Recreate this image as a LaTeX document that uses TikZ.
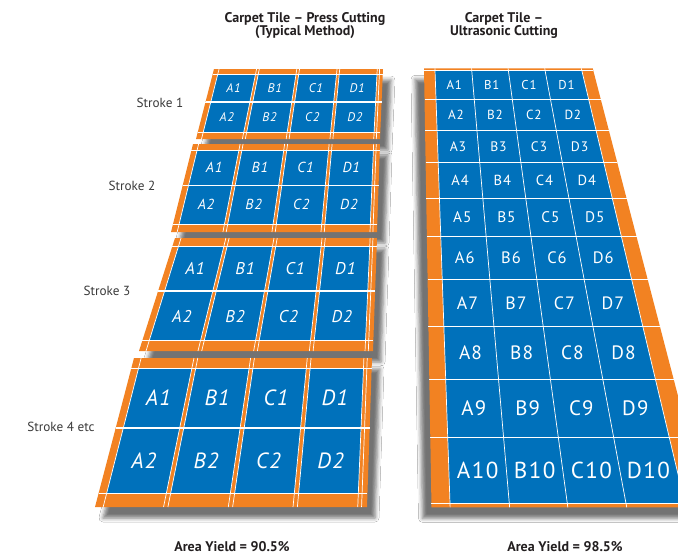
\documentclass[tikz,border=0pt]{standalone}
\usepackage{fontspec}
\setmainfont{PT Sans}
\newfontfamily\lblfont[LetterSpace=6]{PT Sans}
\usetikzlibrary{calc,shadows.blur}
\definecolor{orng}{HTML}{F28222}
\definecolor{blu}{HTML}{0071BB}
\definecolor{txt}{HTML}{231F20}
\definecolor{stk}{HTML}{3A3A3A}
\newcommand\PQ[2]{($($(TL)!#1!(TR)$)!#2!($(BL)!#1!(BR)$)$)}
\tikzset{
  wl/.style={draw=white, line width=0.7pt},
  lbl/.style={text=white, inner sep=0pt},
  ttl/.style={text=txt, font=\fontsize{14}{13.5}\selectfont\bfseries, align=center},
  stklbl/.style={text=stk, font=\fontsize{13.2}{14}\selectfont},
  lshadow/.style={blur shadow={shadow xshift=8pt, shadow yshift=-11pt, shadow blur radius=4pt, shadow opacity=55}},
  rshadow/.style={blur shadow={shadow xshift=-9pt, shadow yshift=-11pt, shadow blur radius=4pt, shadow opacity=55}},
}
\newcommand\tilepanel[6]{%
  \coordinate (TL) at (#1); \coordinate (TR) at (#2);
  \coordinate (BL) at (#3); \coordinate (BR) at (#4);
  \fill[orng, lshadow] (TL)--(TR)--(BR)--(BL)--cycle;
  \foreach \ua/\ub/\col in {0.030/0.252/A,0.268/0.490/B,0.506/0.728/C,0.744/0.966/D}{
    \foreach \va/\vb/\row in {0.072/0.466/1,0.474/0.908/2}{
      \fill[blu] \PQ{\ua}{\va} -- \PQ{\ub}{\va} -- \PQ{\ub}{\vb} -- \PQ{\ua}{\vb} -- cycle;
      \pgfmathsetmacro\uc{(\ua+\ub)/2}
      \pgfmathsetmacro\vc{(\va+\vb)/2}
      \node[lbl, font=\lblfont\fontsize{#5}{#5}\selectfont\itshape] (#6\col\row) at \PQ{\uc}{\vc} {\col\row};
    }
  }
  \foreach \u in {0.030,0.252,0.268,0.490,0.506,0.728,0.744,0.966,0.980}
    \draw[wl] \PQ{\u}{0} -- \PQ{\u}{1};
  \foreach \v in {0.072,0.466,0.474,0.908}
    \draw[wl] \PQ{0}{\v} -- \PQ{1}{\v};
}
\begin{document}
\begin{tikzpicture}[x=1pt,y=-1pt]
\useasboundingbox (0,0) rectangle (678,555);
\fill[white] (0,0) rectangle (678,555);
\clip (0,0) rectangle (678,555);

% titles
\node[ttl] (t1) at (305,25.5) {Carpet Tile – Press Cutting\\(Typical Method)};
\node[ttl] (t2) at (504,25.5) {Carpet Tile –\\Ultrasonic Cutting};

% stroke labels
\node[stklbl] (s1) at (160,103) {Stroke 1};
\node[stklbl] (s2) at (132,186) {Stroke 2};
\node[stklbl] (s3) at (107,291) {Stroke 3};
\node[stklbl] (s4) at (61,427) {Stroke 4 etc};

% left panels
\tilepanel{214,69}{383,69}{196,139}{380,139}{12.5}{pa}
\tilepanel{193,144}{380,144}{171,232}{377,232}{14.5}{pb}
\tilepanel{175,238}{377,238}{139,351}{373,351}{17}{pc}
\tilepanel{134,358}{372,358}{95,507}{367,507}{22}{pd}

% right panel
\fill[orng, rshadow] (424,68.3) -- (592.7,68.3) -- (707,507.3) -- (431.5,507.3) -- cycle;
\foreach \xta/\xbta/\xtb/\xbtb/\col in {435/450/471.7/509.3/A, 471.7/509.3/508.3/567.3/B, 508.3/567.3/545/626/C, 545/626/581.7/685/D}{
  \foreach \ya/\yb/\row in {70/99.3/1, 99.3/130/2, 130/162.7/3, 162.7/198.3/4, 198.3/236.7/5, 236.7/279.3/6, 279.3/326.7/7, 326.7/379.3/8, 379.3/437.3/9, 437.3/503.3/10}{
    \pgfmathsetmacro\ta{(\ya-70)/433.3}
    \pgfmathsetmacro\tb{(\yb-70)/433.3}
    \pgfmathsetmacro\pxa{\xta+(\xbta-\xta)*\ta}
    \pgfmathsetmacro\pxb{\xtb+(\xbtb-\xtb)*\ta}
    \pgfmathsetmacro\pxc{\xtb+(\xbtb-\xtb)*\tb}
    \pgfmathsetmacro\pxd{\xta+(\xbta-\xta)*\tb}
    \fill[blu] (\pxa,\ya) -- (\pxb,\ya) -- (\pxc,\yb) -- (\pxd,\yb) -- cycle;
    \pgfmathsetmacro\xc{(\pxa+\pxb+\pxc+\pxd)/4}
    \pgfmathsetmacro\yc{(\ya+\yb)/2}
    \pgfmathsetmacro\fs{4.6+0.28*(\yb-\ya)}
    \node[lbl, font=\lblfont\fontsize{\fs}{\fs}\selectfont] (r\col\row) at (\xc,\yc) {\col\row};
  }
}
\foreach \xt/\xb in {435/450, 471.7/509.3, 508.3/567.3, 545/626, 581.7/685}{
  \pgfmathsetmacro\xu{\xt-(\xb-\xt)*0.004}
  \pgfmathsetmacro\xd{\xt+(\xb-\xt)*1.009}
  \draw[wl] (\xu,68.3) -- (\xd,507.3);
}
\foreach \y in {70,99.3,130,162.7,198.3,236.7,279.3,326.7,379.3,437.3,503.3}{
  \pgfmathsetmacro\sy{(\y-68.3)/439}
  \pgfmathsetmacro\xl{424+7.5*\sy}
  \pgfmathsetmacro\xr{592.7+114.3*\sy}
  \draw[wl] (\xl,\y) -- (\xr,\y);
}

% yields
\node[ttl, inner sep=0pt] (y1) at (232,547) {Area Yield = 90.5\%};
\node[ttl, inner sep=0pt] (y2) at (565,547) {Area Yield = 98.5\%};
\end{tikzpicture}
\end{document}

» **The task**: Working from the material above, transcribe it exactly while omitting pictures.

» **Written solution**:
Recreate this image as a LaTeX document that uses TikZ.
\documentclass[tikz,border=0pt]{standalone}
\usepackage{fontspec}
\setmainfont{PT Sans}
\newfontfamily\lblfont[LetterSpace=6]{PT Sans}
\usetikzlibrary{calc,shadows.blur}
\definecolor{orng}{HTML}{F28222}
\definecolor{blu}{HTML}{0071BB}
\definecolor{txt}{HTML}{231F20}
\definecolor{stk}{HTML}{3A3A3A}
\newcommand\PQ[2]{($($(TL)!#1!(TR)$)!#2!($(BL)!#1!(BR)$)$)}
\tikzset{
  wl/.style={draw=white, line width=0.7pt},
  lbl/.style={text=white, inner sep=0pt},
  ttl/.style={text=txt, font=\fontsize{14}{13.5}\selectfont\bfseries, align=center},
  stklbl/.style={text=stk, font=\fontsize{13.2}{14}\selectfont},
  lshadow/.style={blur shadow={shadow xshift=8pt, shadow yshift=-11pt, shadow blur radius=4pt, shadow opacity=55}},
  rshadow/.style={blur shadow={shadow xshift=-9pt, shadow yshift=-11pt, shadow blur radius=4pt, shadow opacity=55}},
}
\newcommand\tilepanel[6]{%
  \coordinate (TL) at (#1); \coordinate (TR) at (#2);
  \coordinate (BL) at (#3); \coordinate (BR) at (#4);
  \fill[orng, lshadow] (TL)--(TR)--(BR)--(BL)--cycle;
  \foreach \ua/\ub/\col in {0.030/0.252/A,0.268/0.490/B,0.506/0.728/C,0.744/0.966/D}{
    \foreach \va/\vb/\row in {0.072/0.466/1,0.474/0.908/2}{
      \fill[blu] \PQ{\ua}{\va} -- \PQ{\ub}{\va} -- \PQ{\ub}{\vb} -- \PQ{\ua}{\vb} -- cycle;
      \pgfmathsetmacro\uc{(\ua+\ub)/2}
      \pgfmathsetmacro\vc{(\va+\vb)/2}
      \node[lbl, font=\lblfont\fontsize{#5}{#5}\selectfont\itshape] (#6\col\row) at \PQ{\uc}{\vc} {\col\row};
    }
  }
  \foreach \u in {0.030,0.252,0.268,0.490,0.506,0.728,0.744,0.966,0.980}
    \draw[wl] \PQ{\u}{0} -- \PQ{\u}{1};
  \foreach \v in {0.072,0.466,0.474,0.908}
    \draw[wl] \PQ{0}{\v} -- \PQ{1}{\v};
}
\begin{document}
\begin{tikzpicture}[x=1pt,y=-1pt]
\useasboundingbox (0,0) rectangle (678,555);
\fill[white] (0,0) rectangle (678,555);
\clip (0,0) rectangle (678,555);

% titles
\node[ttl] (t1) at (305,25.5) {Carpet Tile – Press Cutting\\(Typical Method)};
\node[ttl] (t2) at (504,25.5) {Carpet Tile –\\Ultrasonic Cutting};

% stroke labels
\node[stklbl] (s1) at (160,103) {Stroke 1};
\node[stklbl] (s2) at (132,186) {Stroke 2};
\node[stklbl] (s3) at (107,291) {Stroke 3};
\node[stklbl] (s4) at (61,427) {Stroke 4 etc};

% left panels
\tilepanel{214,69}{383,69}{196,139}{380,139}{12.5}{pa}
\tilepanel{193,144}{380,144}{171,232}{377,232}{14.5}{pb}
\tilepanel{175,238}{377,238}{139,351}{373,351}{17}{pc}
\tilepanel{134,358}{372,358}{95,507}{367,507}{22}{pd}

% right panel
\fill[orng, rshadow] (424,68.3) -- (592.7,68.3) -- (707,507.3) -- (431.5,507.3) -- cycle;
\foreach \xta/\xbta/\xtb/\xbtb/\col in {435/450/471.7/509.3/A, 471.7/509.3/508.3/567.3/B, 508.3/567.3/545/626/C, 545/626/581.7/685/D}{
  \foreach \ya/\yb/\row in {70/99.3/1, 99.3/130/2, 130/162.7/3, 162.7/198.3/4, 198.3/236.7/5, 236.7/279.3/6, 279.3/326.7/7, 326.7/379.3/8, 379.3/437.3/9, 437.3/503.3/10}{
    \pgfmathsetmacro\ta{(\ya-70)/433.3}
    \pgfmathsetmacro\tb{(\yb-70)/433.3}
    \pgfmathsetmacro\pxa{\xta+(\xbta-\xta)*\ta}
    \pgfmathsetmacro\pxb{\xtb+(\xbtb-\xtb)*\ta}
    \pgfmathsetmacro\pxc{\xtb+(\xbtb-\xtb)*\tb}
    \pgfmathsetmacro\pxd{\xta+(\xbta-\xta)*\tb}
    \fill[blu] (\pxa,\ya) -- (\pxb,\ya) -- (\pxc,\yb) -- (\pxd,\yb) -- cycle;
    \pgfmathsetmacro\xc{(\pxa+\pxb+\pxc+\pxd)/4}
    \pgfmathsetmacro\yc{(\ya+\yb)/2}
    \pgfmathsetmacro\fs{4.6+0.28*(\yb-\ya)}
    \node[lbl, font=\lblfont\fontsize{\fs}{\fs}\selectfont] (r\col\row) at (\xc,\yc) {\col\row};
  }
}
\foreach \xt/\xb in {435/450, 471.7/509.3, 508.3/567.3, 545/626, 581.7/685}{
  \pgfmathsetmacro\xu{\xt-(\xb-\xt)*0.004}
  \pgfmathsetmacro\xd{\xt+(\xb-\xt)*1.009}
  \draw[wl] (\xu,68.3) -- (\xd,507.3);
}
\foreach \y in {70,99.3,130,162.7,198.3,236.7,279.3,326.7,379.3,437.3,503.3}{
  \pgfmathsetmacro\sy{(\y-68.3)/439}
  \pgfmathsetmacro\xl{424+7.5*\sy}
  \pgfmathsetmacro\xr{592.7+114.3*\sy}
  \draw[wl] (\xl,\y) -- (\xr,\y);
}

% yields
\node[ttl, inner sep=0pt] (y1) at (232,547) {Area Yield = 90.5\%};
\node[ttl, inner sep=0pt] (y2) at (565,547) {Area Yield = 98.5\%};
\end{tikzpicture}
\end{document}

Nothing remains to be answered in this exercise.